§ **Lines of data**:

================

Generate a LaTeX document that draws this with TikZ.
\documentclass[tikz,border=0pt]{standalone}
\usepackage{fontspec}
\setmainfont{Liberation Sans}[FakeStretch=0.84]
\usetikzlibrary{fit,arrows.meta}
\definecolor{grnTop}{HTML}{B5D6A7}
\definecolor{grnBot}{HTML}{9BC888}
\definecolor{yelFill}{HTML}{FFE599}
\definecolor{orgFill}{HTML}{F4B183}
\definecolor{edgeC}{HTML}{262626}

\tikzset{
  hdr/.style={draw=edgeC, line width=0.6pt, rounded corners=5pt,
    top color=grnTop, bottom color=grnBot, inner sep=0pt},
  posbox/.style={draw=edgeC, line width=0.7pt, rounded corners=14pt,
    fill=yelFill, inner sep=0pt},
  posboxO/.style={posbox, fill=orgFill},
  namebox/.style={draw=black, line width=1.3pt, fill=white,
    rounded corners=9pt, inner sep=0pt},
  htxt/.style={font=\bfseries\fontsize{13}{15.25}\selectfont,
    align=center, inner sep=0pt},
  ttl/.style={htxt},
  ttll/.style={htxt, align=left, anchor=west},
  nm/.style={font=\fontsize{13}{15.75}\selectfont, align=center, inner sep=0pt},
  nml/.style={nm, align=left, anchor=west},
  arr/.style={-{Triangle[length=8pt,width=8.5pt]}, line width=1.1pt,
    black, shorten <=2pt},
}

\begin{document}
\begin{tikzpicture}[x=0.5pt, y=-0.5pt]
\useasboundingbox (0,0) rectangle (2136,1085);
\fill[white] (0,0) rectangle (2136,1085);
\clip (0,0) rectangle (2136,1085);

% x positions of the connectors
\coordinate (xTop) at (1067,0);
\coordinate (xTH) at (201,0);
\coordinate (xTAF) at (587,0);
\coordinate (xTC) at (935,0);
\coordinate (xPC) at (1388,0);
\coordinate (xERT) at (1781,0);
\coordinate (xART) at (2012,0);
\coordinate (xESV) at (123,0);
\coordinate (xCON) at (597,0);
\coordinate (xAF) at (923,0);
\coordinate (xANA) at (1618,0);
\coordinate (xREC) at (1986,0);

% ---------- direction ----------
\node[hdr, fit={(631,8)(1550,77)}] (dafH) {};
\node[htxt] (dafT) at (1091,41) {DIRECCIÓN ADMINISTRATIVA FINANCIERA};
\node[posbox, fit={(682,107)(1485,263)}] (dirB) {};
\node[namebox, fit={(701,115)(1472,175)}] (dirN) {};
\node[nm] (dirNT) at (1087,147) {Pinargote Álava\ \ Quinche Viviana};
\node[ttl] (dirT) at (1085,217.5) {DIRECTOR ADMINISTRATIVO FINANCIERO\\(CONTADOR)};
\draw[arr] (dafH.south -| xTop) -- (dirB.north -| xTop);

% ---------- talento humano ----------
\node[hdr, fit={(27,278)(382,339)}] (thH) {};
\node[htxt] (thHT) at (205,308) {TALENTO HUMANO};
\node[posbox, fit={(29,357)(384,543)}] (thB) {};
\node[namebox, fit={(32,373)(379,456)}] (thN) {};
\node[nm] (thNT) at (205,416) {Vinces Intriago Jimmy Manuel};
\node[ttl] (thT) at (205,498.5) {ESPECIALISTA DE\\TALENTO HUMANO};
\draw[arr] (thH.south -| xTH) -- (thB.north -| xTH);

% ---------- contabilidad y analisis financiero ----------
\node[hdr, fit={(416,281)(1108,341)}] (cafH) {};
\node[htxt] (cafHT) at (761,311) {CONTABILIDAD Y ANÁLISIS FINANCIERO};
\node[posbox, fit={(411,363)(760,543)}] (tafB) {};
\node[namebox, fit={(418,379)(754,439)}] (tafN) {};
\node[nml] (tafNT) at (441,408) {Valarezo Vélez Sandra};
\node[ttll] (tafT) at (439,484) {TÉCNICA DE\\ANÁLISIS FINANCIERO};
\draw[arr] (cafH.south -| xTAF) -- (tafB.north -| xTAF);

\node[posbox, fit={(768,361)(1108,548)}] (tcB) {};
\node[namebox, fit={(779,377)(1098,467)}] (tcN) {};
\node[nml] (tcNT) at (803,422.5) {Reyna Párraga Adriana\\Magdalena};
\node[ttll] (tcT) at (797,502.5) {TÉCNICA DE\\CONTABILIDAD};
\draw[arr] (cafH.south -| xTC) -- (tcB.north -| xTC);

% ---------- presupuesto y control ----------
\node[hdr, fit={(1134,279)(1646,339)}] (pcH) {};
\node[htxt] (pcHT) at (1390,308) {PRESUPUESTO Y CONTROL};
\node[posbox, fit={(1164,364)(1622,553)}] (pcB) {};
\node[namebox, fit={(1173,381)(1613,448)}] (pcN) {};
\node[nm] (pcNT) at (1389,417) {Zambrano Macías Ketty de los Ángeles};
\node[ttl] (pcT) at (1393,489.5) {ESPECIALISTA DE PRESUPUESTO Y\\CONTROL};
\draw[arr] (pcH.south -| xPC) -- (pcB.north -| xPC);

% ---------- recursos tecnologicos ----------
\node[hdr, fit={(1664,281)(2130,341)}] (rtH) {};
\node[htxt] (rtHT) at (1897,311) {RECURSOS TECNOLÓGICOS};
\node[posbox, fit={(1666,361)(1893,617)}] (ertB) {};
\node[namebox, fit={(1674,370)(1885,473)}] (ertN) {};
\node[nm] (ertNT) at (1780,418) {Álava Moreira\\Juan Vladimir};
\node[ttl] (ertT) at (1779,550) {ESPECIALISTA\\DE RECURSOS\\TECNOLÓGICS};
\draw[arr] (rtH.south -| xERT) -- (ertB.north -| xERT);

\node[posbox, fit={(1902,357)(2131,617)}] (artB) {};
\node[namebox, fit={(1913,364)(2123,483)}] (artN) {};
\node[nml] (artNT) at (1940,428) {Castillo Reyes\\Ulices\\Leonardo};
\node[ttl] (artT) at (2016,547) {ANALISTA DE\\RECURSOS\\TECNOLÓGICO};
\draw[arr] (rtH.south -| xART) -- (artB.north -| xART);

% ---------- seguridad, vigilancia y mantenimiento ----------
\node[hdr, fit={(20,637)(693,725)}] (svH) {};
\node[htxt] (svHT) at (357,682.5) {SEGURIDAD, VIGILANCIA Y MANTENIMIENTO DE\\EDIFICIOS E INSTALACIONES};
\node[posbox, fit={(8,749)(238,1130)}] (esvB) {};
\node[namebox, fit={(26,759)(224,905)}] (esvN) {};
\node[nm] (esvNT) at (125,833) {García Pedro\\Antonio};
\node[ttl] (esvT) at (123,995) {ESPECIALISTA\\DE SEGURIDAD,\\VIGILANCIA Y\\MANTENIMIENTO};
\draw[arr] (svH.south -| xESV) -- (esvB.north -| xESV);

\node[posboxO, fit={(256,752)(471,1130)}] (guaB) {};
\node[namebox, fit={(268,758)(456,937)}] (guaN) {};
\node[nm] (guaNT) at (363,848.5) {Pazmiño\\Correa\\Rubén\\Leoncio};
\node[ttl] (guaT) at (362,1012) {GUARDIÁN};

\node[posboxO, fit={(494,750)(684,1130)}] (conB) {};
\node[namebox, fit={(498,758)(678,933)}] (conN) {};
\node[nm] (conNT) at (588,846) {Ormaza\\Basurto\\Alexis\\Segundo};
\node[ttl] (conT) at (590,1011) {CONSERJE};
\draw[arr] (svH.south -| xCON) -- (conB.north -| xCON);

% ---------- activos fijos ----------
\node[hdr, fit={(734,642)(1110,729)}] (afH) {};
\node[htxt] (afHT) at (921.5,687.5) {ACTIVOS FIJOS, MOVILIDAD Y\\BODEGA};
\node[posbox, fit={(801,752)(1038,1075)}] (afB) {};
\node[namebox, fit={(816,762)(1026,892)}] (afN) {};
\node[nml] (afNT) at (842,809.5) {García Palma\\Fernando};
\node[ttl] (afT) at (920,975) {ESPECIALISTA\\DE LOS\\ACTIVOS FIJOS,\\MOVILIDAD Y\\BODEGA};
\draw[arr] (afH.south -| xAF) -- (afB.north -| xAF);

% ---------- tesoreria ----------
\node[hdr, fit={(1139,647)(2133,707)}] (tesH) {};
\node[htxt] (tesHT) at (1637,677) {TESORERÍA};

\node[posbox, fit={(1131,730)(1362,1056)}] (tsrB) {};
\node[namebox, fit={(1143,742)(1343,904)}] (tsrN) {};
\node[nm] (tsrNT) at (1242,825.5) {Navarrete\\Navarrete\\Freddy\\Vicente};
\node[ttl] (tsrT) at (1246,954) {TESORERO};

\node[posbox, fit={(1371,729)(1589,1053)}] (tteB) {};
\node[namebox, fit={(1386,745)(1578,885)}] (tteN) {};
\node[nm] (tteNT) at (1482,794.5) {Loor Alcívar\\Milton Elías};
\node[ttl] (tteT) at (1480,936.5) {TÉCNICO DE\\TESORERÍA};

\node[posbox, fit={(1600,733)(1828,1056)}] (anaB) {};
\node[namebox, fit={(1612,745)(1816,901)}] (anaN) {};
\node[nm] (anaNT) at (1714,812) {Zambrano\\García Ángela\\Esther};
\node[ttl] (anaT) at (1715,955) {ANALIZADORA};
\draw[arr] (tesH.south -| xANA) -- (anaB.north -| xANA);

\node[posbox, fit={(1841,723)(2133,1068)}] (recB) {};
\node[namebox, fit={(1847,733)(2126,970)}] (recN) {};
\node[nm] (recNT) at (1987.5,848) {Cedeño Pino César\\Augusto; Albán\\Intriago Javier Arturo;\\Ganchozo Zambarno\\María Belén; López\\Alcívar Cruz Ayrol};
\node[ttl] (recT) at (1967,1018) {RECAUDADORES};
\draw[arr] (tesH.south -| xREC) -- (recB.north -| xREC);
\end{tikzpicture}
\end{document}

================

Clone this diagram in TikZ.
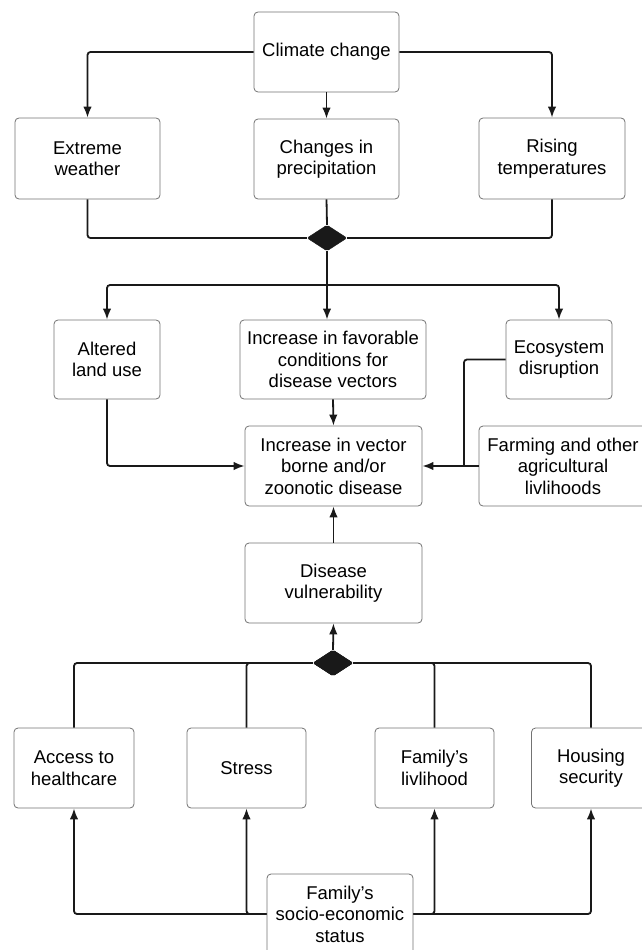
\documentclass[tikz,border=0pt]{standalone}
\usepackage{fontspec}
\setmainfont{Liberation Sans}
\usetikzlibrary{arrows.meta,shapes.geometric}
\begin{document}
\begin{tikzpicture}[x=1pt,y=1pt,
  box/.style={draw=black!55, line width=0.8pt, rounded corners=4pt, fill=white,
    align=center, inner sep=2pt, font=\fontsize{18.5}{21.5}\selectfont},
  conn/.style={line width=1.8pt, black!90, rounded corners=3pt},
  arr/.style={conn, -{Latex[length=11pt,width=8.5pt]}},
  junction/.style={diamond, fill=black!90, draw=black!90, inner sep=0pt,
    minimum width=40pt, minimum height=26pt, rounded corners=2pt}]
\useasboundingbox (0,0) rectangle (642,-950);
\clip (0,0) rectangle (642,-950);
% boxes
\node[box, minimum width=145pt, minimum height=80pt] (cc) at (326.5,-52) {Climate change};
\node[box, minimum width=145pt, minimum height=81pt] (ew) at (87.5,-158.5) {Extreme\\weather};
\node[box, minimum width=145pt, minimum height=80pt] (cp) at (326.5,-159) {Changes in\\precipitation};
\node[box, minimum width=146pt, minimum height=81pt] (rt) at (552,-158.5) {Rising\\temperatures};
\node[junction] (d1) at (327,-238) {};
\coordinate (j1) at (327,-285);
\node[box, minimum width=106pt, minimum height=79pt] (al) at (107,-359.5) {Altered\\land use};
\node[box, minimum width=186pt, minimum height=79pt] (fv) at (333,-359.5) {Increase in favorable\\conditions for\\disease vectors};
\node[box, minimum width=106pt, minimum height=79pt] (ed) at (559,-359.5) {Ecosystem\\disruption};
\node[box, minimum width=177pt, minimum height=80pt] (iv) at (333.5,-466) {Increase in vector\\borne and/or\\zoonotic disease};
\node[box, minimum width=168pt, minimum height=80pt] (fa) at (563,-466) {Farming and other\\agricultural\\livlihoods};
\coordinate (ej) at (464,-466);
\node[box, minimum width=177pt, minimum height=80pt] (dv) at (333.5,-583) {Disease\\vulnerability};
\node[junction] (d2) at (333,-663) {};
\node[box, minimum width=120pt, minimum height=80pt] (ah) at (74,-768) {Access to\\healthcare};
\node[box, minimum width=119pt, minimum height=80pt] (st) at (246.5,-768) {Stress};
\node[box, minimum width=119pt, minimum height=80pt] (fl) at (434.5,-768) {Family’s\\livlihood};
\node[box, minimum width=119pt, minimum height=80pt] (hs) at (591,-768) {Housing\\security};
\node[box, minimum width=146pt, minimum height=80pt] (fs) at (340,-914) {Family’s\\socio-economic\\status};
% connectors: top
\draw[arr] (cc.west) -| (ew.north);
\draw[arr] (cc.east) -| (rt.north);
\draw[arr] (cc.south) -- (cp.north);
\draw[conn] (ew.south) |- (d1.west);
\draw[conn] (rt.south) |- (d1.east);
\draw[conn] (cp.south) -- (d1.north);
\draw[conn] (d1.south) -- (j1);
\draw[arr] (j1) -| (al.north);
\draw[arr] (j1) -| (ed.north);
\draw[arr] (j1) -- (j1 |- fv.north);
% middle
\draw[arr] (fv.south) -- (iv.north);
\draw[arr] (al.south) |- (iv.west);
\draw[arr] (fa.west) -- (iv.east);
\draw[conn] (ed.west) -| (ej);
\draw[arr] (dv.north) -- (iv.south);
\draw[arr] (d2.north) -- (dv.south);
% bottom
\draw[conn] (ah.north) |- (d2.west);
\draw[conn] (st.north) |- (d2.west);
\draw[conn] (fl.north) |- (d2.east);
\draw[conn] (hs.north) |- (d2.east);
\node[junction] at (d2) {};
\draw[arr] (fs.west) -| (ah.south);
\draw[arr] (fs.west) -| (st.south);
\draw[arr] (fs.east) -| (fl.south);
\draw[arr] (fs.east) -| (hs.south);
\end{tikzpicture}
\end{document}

================

§ **PROBLEM**: Return all lines of the material above in which the word "this" occurs.

§ **ANSWER TO THE EXERCISE**:
Generate a LaTeX document that draws this with TikZ.
Clone this diagram in TikZ.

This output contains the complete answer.